Frequent Subgraph Mining by Walking in Order Embedding Space

by · Jul 17, 2020 · 346 views ·

ICML 2020

Identifying frequent subgraphs or network motifs has been crucial in analyzing and predicting properties of real-world networks. However, finding large commonly-occurring motifs remains an open problem due to its NP-hard subroutine of subgraph counting, and the combinatorial growth of the number of possible subgraphs with their size. Here we present Subgraph Pattern Miner (SPMiner), a novel neural approach to finding frequent subgraphs in a large target graph. SPMiner integrates graph neural networks, order embedding space, and an efficient search strategy to identify network subgraph patterns that appear most frequently in a target graph dataset. SPMiner first decomposes the target graph into many overlapping subgraphs and then encodes the subgraphs into order embeddings. SPMiner then uses a monotonic walk in the order embedding space to identify frequent motifs. Compared to existing approaches and possible neural alternatives, SPMiner is more accurate, faster, and more scalable.
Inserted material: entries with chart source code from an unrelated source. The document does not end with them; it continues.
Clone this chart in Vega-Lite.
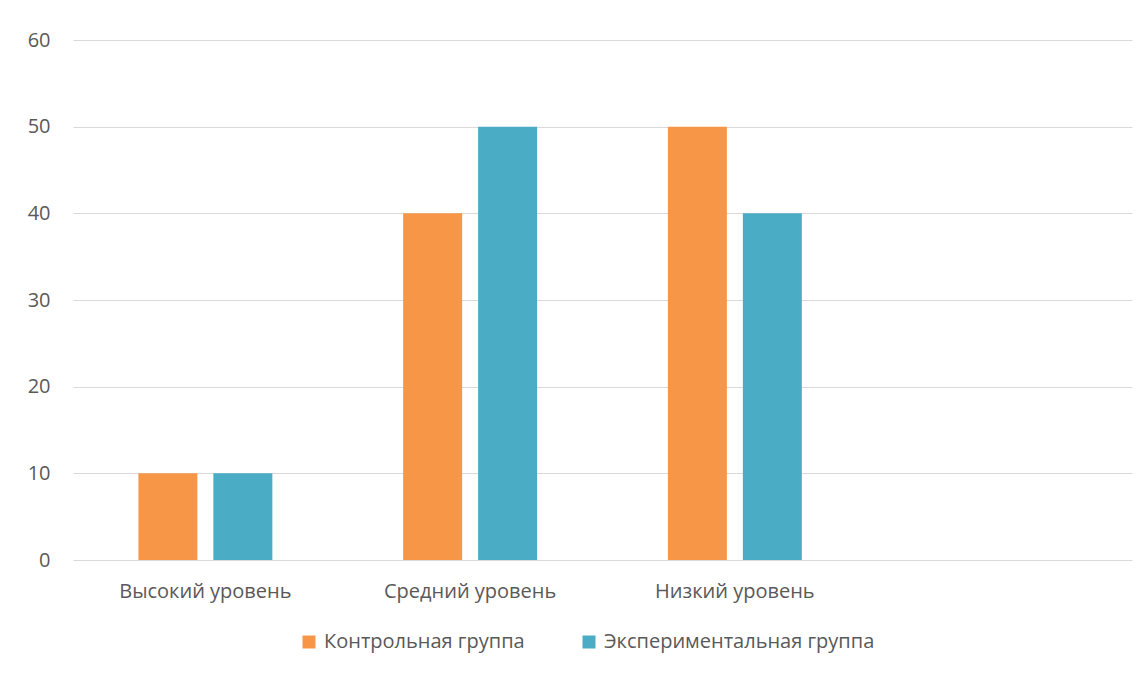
{
  "$schema": "https://vega.github.io/schema/vega-lite/v6.json",
  "autosize": "none",
  "width": 1059,
  "height": 520,
  "padding": {"left": 73, "top": 40, "right": 16, "bottom": 117},
  "background": "white",
  "config": {
    "view": {"stroke": null},
    "font": "Open Sans"
  },
  "data": {
    "values": [
      {"level": "Высокий уровень", "group": "Контрольная группа", "value": 10},
      {"level": "Высокий уровень", "group": "Экспериментальная группа", "value": 10},
      {"level": "Средний уровень", "group": "Контрольная группа", "value": 40},
      {"level": "Средний уровень", "group": "Экспериментальная группа", "value": 50},
      {"level": "Низкий уровень", "group": "Контрольная группа", "value": 50},
      {"level": "Низкий уровень", "group": "Экспериментальная группа", "value": 40}
    ]
  },
  "mark": {"type": "bar"},
  "encoding": {
    "x": {
      "field": "level",
      "type": "nominal",
      "sort": null,
      "scale": {"domain": ["Высокий уровень", "Средний уровень", "Низкий уровень", ""], "paddingInner": 0.494, "paddingOuter": 0.247},
      "axis": {"title": null, "labelAngle": 0, "domain": false, "ticks": false, "labelPadding": 21, "labelFontSize": 20, "labelColor": "#595959", "labelFont": "Open Sans"}
    },
    "xOffset": {
      "field": "group",
      "type": "nominal",
      "scale": {"paddingInner": 0.213, "paddingOuter": 0}
    },
    "y": {
      "field": "value",
      "type": "quantitative",
      "scale": {"domain": [0, 60]},
      "axis": {"title": null, "values": [0, 10, 20, 30, 40, 50, 60], "domain": false, "ticks": false, "labelPadding": 23, "labelFontSize": 20, "labelColor": "#595959", "gridColor": "#d9d9d9", "gridWidth": 1}
    },
    "color": {
      "field": "group",
      "type": "nominal",
      "scale": {"domain": ["Контрольная группа", "Экспериментальная группа"], "range": ["#F79646", "#4BACC6"]},
      "legend": {"title": null, "orient": "none", "legendX": 226, "legendY": 592, "direction": "horizontal", "symbolType": "square", "symbolSize": 169, "symbolStrokeWidth": 0, "labelFontSize": 20, "labelColor": "#595959", "labelLimit": 400, "columnPadding": 54, "labelOffset": 5, "padding": 0}
    }
  }
}
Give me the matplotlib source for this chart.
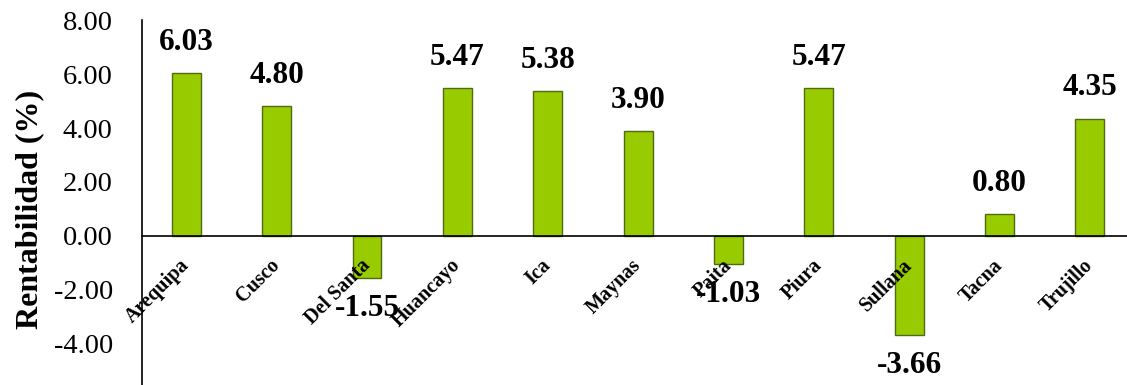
#! /usr/bin/env python3
"""Rentabilidad por caja municipal, bar chart with values."""

import matplotlib
matplotlib.use('Agg')
import matplotlib.pyplot as plt
import numpy as np

cajas = ['Arequipa', 'Cusco', 'Del Santa', 'Huancayo', 'Ica', 'Maynas',
         'Paita', 'Piura', 'Sullana', 'Tacna', 'Trujillo']
rentabilidad = [6.03, 4.80, -1.55, 5.47, 5.38, 3.90, -1.03, 5.47, -3.66, 0.80, 4.35]
y_ticks = [-4, -2, 0, 2, 4, 6, 8]


def main():
    plt.rcParams['font.family'] = ['Liberation Serif', 'DejaVu Serif']
    plt.rcParams['axes.unicode_minus'] = False

    fig = plt.figure(figsize=(11.27, 3.85), dpi=100)
    ax = fig.add_axes([0.126, 0.0, 0.874, 0.948])
    ax.set_axisbelow(False)  # category labels sit over the bars

    # spines first: moving a spine resets its axis ticks
    ax.spines['top'].set_visible(False)
    ax.spines['right'].set_visible(False)
    ax.spines['bottom'].set_position(('data', 0))
    ax.spines['bottom'].set_zorder(3)
    for s in ('left', 'bottom'):
        ax.spines[s].set_linewidth(1.2)

    x = np.arange(len(cajas))
    ax.bar(x, rentabilidad, width=0.32, color='#99cc00',
           edgecolor='#4d6b12', linewidth=1, zorder=2)

    for xi, v in zip(x, rentabilidad):
        off = 22 if v >= 0 else -22
        ax.annotate('{:.2f}'.format(v), (xi, v), xytext=(0, off),
                    textcoords='offset points', ha='center', va='center',
                    fontsize=22.5, fontweight='bold', zorder=4)

    ax.set_xlim(-0.49, 10.41)
    ax.set_ylim(-5.52, 8.0)
    ax.set_yticks(y_ticks)
    ax.set_yticklabels(['{:.2f}'.format(t) for t in y_ticks], fontsize=20.5)
    ax.tick_params(axis='y', length=0, pad=21)

    ax.set_xticks(x)
    ax.set_xticklabels(cajas, rotation=45, ha='right', va='center',
                       rotation_mode='anchor', fontsize=14.5, fontweight='bold')
    ax.tick_params(axis='x', length=0, pad=19)

    fig.text(0.026, 0.455, 'Rentabilidad (%)', rotation=90, ha='center',
             va='center', fontsize=23, fontweight='bold')

    fig.savefig('out.png', dpi=100)


if __name__ == "__main__":
    main()
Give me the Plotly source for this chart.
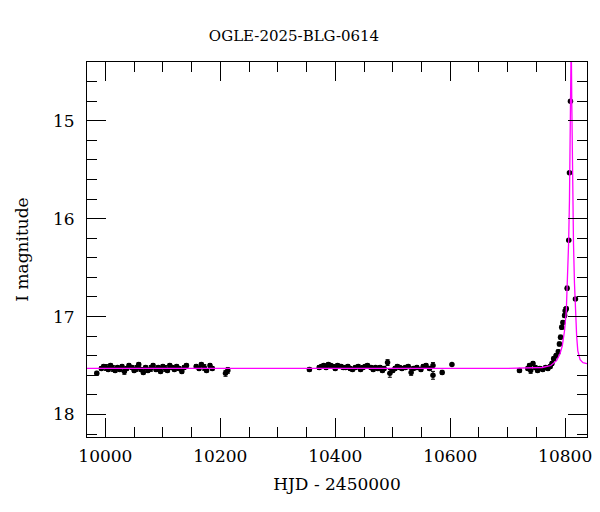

For 5- and 6-node motifs, we show that SPMiner can identify almost all of the most frequent motifs while being 100x faster than exact enumeration methods. In addition, SPMiner can also reliably identify frequent 10-node motifs, which is well beyond the size limit of exact enumeration approaches. And last, We show that SPMiner can find large 10+ node motifs that appear 10-100x more frequently than those found by current widely-used approximate methods.